Just a Thought- Philosophy Refresher by Judith Martin-Straw

Mary Daly died at just the right time on January 3 last week. I have been heartbroken and weary with all the funerals I have attended lately, but when I heard that one of my favorite philosophers had left the planet, it was the cue that I needed to pick up her books again and remind myself why she was so inspiring.

I first discovered Mary Daly on the shelves of a used bookstore in Long Beach. When I saw the green spine with the words “Pure Lust” I knew that was what I wanted. Her playful use of language and insistent focus on joy hit me a like a warm ray of sunshine breaking open a dark day. When I felt suffocated and stifled by Kant and Hegel, frustrated by academia and lost in my own life, here was a woman who was writing about philosophy as a means of creation. I was ecstatic. Even better, I was home.
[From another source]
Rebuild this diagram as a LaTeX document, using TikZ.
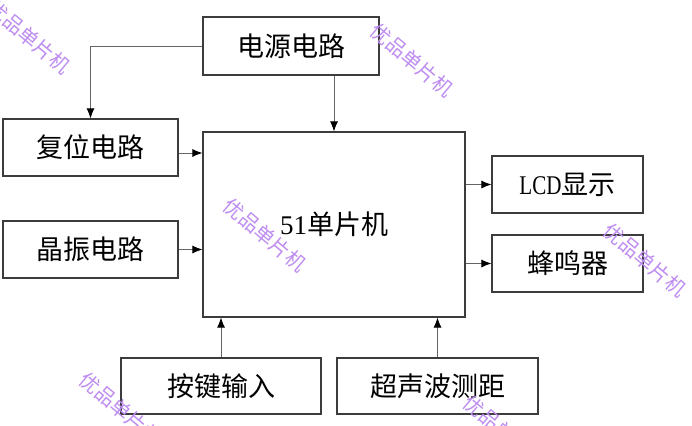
\documentclass[tikz,border=0pt]{standalone}
\usepackage{fontspec}
\setmainfont{Liberation Serif}
\newfontfamily\cjk{Noto Sans CJK SC}
\usetikzlibrary{arrows.meta,calc}
\definecolor{boxline}{RGB}{60,60,60}
\definecolor{arrline}{RGB}{100,100,100}
\definecolor{wmcolor}{RGB}{190,140,240}
\tikzset{
  blk/.style={draw=boxline, line width=1.2pt, rectangle, inner sep=0pt,
    font=\cjk\fontsize{27}{31}\selectfont},
  conn/.style={draw=arrline, line width=0.8pt,
    -{Latex[length=10pt,width=8pt,color=black]}},
  wm/.style={text=wmcolor, font=\cjk\fontsize{20}{24}\selectfont, inner sep=0pt}
}
\begin{document}
\begin{tikzpicture}[x=1pt,y=-1pt]
\useasboundingbox (0,0) rectangle (692,425);
\clip (0,0) rectangle (692,425);
\fill[white] (0,0) rectangle (692,425);
% boxes
\node[blk, minimum width=176pt, minimum height=58pt] (power) at (291,46) {电源电路};
\node[blk, minimum width=175pt, minimum height=57pt] (reset) at (90.5,147.5) {复位电路};
\node[blk, minimum width=175pt, minimum height=57pt] (xtal) at (90.5,249.5) {晶振电路};
\node[blk, minimum width=262pt, minimum height=185pt] (mcu) at (334,224.5) {{\rmfamily 51}单片机};
\node[blk, minimum width=151pt, minimum height=57pt] (lcd) at (567.5,184.5) {{\rmfamily\scalebox{0.78}[1]{LCD}}显示};
\node[blk, minimum width=151pt, minimum height=57pt] (buzz) at (567.5,263.5) {蜂鸣器};
\node[blk, minimum width=200pt, minimum height=56pt] (keys) at (221,386) {按键输入};
\node[blk, minimum width=201pt, minimum height=56pt] (ultra) at (437.5,386) {超声波测距};
% connectors
\draw[conn] (power.west) -| (reset.north);
\draw[conn] (power.south -| mcu.north) -- (mcu.north);
\draw[conn] (reset.east |- 0,153) -- (mcu.west |- 0,153);
\draw[conn] (xtal.east) -- (xtal.east -| mcu.west);
\draw[conn] (lcd.west -| mcu.east) -- (lcd.west);
\draw[conn] (buzz.west -| mcu.east) -- (buzz.west);
\draw[conn] (keys.north) -- (keys.north |- mcu.south);
\draw[conn] (ultra.north) -- (ultra.north |- mcu.south);
% watermarks
\node[wm, rotate=-40] (wm1) at (29,37) {优品单片机};
\node[wm, rotate=-40] (wm2) at (412,60) {优品单片机};
\node[wm, rotate=-40] (wm3) at (265,235) {优品单片机};
\node[wm, rotate=-40] (wm4) at (121,409) {优品单片机};
\node[wm, rotate=-40] (wm5) at (645,260) {优品单片机};
\node[wm, rotate=-40] (wm6) at (505,432) {优品单片机};
\end{tikzpicture}
\end{document}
To quote, “ Each leap of direct insight implies tearing away layers of distorting man-made lenses that have ‘corrected’ our vision. Each leap involves averting the attacks of the trackers who would keep us in line, and it involves attracting/drawing our own latent capacities into fuller Realization.”

Here was someone utterly unafraid to Capitalize, slash/unite or even re-move the standard patterns of English. It was philosophy that worked as poetry, blowing away the borders and making the language fresh. Breaking English apart and opening it up to other meanings changed my perspective. I could almost feel new synapses growing. What fun, just at the point where I had forgotten philosophy could even be fun.

When she published “Webster’s First New Intergalatic Wickedary of the English Language” it had only a passing nod towards Daniel Webster. Daly’s definition of a Webster was one who spins the web, adding to creation. Before there was a world wide web with computers and ideas, Daly was focused on the connections that foster communities, grow new ideas and dis-cover older forgotten meanings.

I thought about her from time to time over the last few decades, but her ideas slipped farther away from my life as I focused my writing into poetry and fiction. After spending most of the last year writing in the ill-fitting straitjacket of Associated Press Stylebook (a set of rules so obtuse and anti-logical it makes government seem simple) reading Mary Daly again feels like a breath of pure oxygen after the aroma of an overcrowded freeway.

She lived a good long life, wrote books, taught classes and lectured. She had been ill for the past few years, and her death was not unexpected. She was 81. She accomplished a great many things in her time. For her ardor and her ideas, I am forever in her debt.

I have had too much of death lately. I have lost old and young, and while the difference between the death of an older woman who had the courage to plan her own funeral and the death of a young woman who impulsively ended her life is vast, the end of the sentence is that they are gone.
Mary Daly’s death feels different, because I had never known her in person, but only through the words that she wrote. She feels alive to me every time I open a book and read another paragraph.

To be reminded at this point in time that language is a joyful game and not an arduous test is a gift. To be here in the moment is the present.

I sigh with relief to put my black dresses back in the closet, put my green jacket on, and resume my role as a Webster.